Towards Sustainable Energy Storage: Evaluating Polymer Electrolytes for Zinc Ion Batteries

Abstract: Polymer electrolytes present a promising solution to the challenges posed by aqueous electrolytes in energy storage systems, offering the flexibility needed for wearable electronics. Despite the increasing interest in polymer electrolyte-based zinc ion batteries (ZIBs), their development is still in its early stages due to various challenges. In this study, we fabricated three promising polymer electrolytes: CSAM (carboxyl methyl chitosan with acrylamide monomer), PAM (polyacrylamide monomer hydrogel electrolyte), and p-PBI (Phosphoric acid (PA)-doped polybenzimidazole) with Zn(ClO4)2 and Zn(OTf)2, for their application in zinc ion batteries. Our results demonstrated that PAM hydrogel electrolyte exhibited very low LDH formation after a long cycle, demonstrating effective protection for zinc foil, and the high mechanical stability of the p-PBI membrane provided prolonged durability against short circuits through the formation of LDH. The presence of carboxyl groups in CSAM and the formation of O-H bonding facilitated ion movement, resulting in enhanced ionic conductivity, and preventing dendrite formation.
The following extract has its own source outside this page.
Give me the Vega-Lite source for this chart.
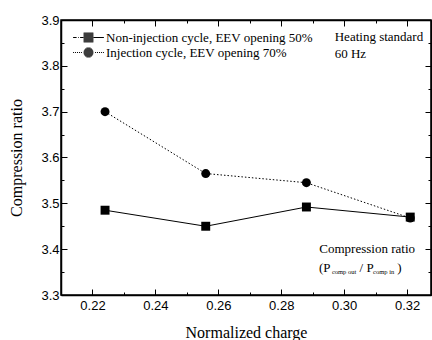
{
  "$schema": "https://vega.github.io/schema/vega-lite/v6.json",
  "width": 370,
  "height": 275,
  "autosize": "none",
  "padding": {"left": 61, "top": 20, "right": 1, "bottom": 45},
  "background": "white",
  "config": {
    "view": {"stroke": "black", "strokeWidth": 1.5},
    "axis": {
      "domainColor": "black", "domainWidth": 1.5, "tickColor": "black", "tickWidth": 1,
      "labelFont": "Liberation Sans", "labelFontSize": 13, "labelColor": "black",
      "titleFont": "Liberation Serif", "titleFontSize": 16, "titleFontWeight": "normal", "titleColor": "black",
      "grid": false
    }
  },
  "datasets": {
    "pts": [
      {"series": "Non-injection cycle, EEV opening 50%", "charge": 0.224, "ratio": 3.485},
      {"series": "Non-injection cycle, EEV opening 50%", "charge": 0.256, "ratio": 3.45},
      {"series": "Non-injection cycle, EEV opening 50%", "charge": 0.288, "ratio": 3.492},
      {"series": "Non-injection cycle, EEV opening 50%", "charge": 0.321, "ratio": 3.47},
      {"series": "Injection cycle, EEV opening 70%", "charge": 0.224, "ratio": 3.70},
      {"series": "Injection cycle, EEV opening 70%", "charge": 0.256, "ratio": 3.565},
      {"series": "Injection cycle, EEV opening 70%", "charge": 0.288, "ratio": 3.545},
      {"series": "Injection cycle, EEV opening 70%", "charge": 0.321, "ratio": 3.468}
    ],
    "notes": [
      {"x": 0.297, "y": 3.863, "t": "Heating standard"},
      {"x": 0.297, "y": 3.826, "t": "60 Hz"},
      {"x": 0.2921, "y": 3.400, "t": "Compression ratio"},
      {"x": 0.2920, "y": 3.359, "t": "(P"},
      {"x": 0.3049, "y": 3.359, "t": "/ P"},
      {"x": 0.3169, "y": 3.359, "t": ")"}
    ],
    "subs": [
      {"x": 0.2961, "y": 3.351, "t": "comp out"},
      {"x": 0.3092, "y": 3.351, "t": "comp in"}
    ]
  },
  "layer": [
    {
      "data": {"name": "pts"},
      "transform": [{"filter": "datum.series == 'Non-injection cycle, EEV opening 50%'"}],
      "mark": {"type": "line", "color": "black", "strokeWidth": 1},
      "encoding": {
        "x": {"field": "charge", "type": "quantitative", "scale": {"domain": [0.21, 0.3276], "nice": false, "zero": false},
              "axis": {"orient": "top", "labels": false, "title": null, "values": [0.22,0.23,0.24,0.25,0.26,0.27,0.28,0.29,0.30,0.31,0.32],
                       "tickSize": {"condition": {"test": "round(datum.value*100) % 2 == 0", "value": -6}, "value": -3}}},
        "y": {"field": "ratio", "type": "quantitative", "scale": {"domain": [3.3, 3.9], "nice": false, "zero": false},
              "axis": {"orient": "right", "labels": false, "title": null, "values": [3.3,3.35,3.4,3.45,3.5,3.55,3.6,3.65,3.7,3.75,3.8,3.85,3.9],
                       "tickSize": {"condition": {"test": "round(datum.value*100) % 10 == 0", "value": -6}, "value": -3}}}
      }
    },
    {
      "data": {"name": "pts"},
      "transform": [{"filter": "datum.series == 'Injection cycle, EEV opening 70%'"}],
      "mark": {"type": "line", "color": "black", "strokeWidth": 1, "strokeDash": [1.5, 2]},
      "encoding": {
        "x": {"field": "charge", "type": "quantitative", "scale": {"domain": [0.21, 0.3276], "nice": false, "zero": false}, "axis": null},
        "y": {"field": "ratio", "type": "quantitative", "scale": {"domain": [3.3, 3.9], "nice": false, "zero": false}, "axis": null}
      }
    },
    {
      "data": {"name": "pts"},
      "transform": [{"filter": "datum.series == 'Non-injection cycle, EEV opening 50%'"}],
      "mark": {"type": "point", "shape": "square", "filled": true, "color": "black", "opacity": 1, "size": 80},
      "encoding": {
        "x": {"field": "charge", "type": "quantitative", "scale": {"domain": [0.21, 0.3276], "nice": false, "zero": false},
              "axis": {"orient": "bottom", "title": "Normalized charge", "values": [0.22,0.23,0.24,0.25,0.26,0.27,0.28,0.29,0.30,0.31,0.32],
                       "labelExpr": "round(datum.value*100) % 2 == 0 ? format(datum.value, '.2f') : ''",
                       "tickSize": {"condition": {"test": "round(datum.value*100) % 2 == 0", "value": -6}, "value": -3},
                       "labelPadding": 10, "titlePadding": 12}},
        "y": {"field": "ratio", "type": "quantitative", "scale": {"domain": [3.3, 3.9], "nice": false, "zero": false},
              "axis": {"orient": "left", "title": "Compression ratio", "values": [3.3,3.35,3.4,3.45,3.5,3.55,3.6,3.65,3.7,3.75,3.8,3.85,3.9],
                       "labelExpr": "round(datum.value*100) % 10 == 0 ? format(datum.value, '.1f') : ''",
                       "tickSize": {"condition": {"test": "round(datum.value*100) % 10 == 0", "value": -6}, "value": -3},
                       "labelPadding": 8, "titlePadding": 16}}
      }
    },
    {
      "data": {"name": "pts"},
      "transform": [{"filter": "datum.series == 'Injection cycle, EEV opening 70%'"}],
      "mark": {"type": "point", "shape": "circle", "filled": true, "color": "black", "opacity": 1, "size": 80},
      "encoding": {
        "x": {"field": "charge", "type": "quantitative", "scale": {"domain": [0.21, 0.3276], "nice": false, "zero": false}, "axis": null},
        "y": {"field": "ratio", "type": "quantitative", "scale": {"domain": [3.3, 3.9], "nice": false, "zero": false}, "axis": null}
      }
    },
    {
      "data": {"name": "pts"},
      "transform": [{"filter": "false"}],
      "mark": {"type": "point", "filled": false, "color": "black", "strokeWidth": 1, "size": 196},
      "encoding": {
        "x": {"field": "charge", "type": "quantitative", "scale": {"domain": [0.21, 0.3276], "nice": false, "zero": false}, "axis": null},
        "y": {"field": "ratio", "type": "quantitative", "scale": {"domain": [3.3, 3.9], "nice": false, "zero": false}, "axis": null},
        "shape": {"field": "series", "type": "nominal",
                  "scale": {"domain": ["Non-injection cycle, EEV opening 50%", "Injection cycle, EEV opening 70%"],
                            "range": [
                              "M-2.2,0H-1.7M-1.5,0H-1.4M-1.2,0H-0.7M0.7,0H2.2M-0.7,-0.63H0.7M-0.7,-0.49H0.7M-0.7,-0.35H0.7M-0.7,-0.21H0.7M-0.7,-0.07H0.7M-0.7,0.07H0.7M-0.7,0.21H0.7M-0.7,0.35H0.7M-0.7,0.49H0.7M-0.7,0.63H0.7",
                              "M-2.2,0H-2.06M-1.92,0H-1.78M-1.64,0H-1.5M-1.36,0H-1.22M-1.08,0H-0.94M0.94,0H1.08M1.22,0H1.36M1.5,0H1.64M1.78,0H1.92M2.06,0H2.2M-0.305,-0.63H0.305M-0.5,-0.49H0.5M-0.606,-0.35H0.606M-0.668,-0.21H0.668M-0.697,-0.07H0.697M-0.697,0.07H0.697M-0.668,0.21H0.668M-0.606,0.35H0.606M-0.5,0.49H0.5M-0.305,0.63H0.305"
                            ]},
                  "legend": {
                    "orient": "none", "legendX": 20, "legendY": 10, "title": null, "padding": 0,
                    "symbolSize": 196, "symbolStrokeColor": "black", "symbolStrokeWidth": 1, "symbolOpacity": 1,
                    "labelFont": "Liberation Serif", "labelFontSize": 13, "labelColor": "black", "labelOffset": 10, "rowPadding": 0,
                    "labelLimit": 400
                  }}
      }
    },
    {
      "data": {"name": "notes"},
      "mark": {"type": "text", "font": "Liberation Serif", "fontSize": 13, "color": "black", "align": "left", "baseline": "middle"},
      "encoding": {
        "x": {"field": "x", "type": "quantitative", "scale": {"domain": [0.21, 0.3276], "nice": false, "zero": false}, "axis": null},
        "y": {"field": "y", "type": "quantitative", "scale": {"domain": [3.3, 3.9], "nice": false, "zero": false}, "axis": null},
        "text": {"field": "t"}
      }
    },
    {
      "data": {"name": "subs"},
      "mark": {"type": "text", "font": "Liberation Serif", "fontSize": 6.5, "color": "black", "align": "left", "baseline": "middle"},
      "encoding": {
        "x": {"field": "x", "type": "quantitative", "scale": {"domain": [0.21, 0.3276], "nice": false, "zero": false}, "axis": null},
        "y": {"field": "y", "type": "quantitative", "scale": {"domain": [3.3, 3.9], "nice": false, "zero": false}, "axis": null},
        "text": {"field": "t"}
      }
    }
  ],
  "resolve": {"axis": {"x": "independent", "y": "independent"}}
}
Incorporating these hydrogels with high-performance zinc salts, such as zinc triflate (Zn(OTf)2), resulted in impressive stability, with the symmetric cell demonstrating over 4000 hours of uniform and stable voltage profile under 1 mA/cm2 and low overpotential of around 53 mV cycling with CSAM. The full-cell battery with PBI-T membrane showed the highest durability and capacity compared to CSAM-T and PAM-T, due to the greater availability of free protons for storing zinc in the cathode.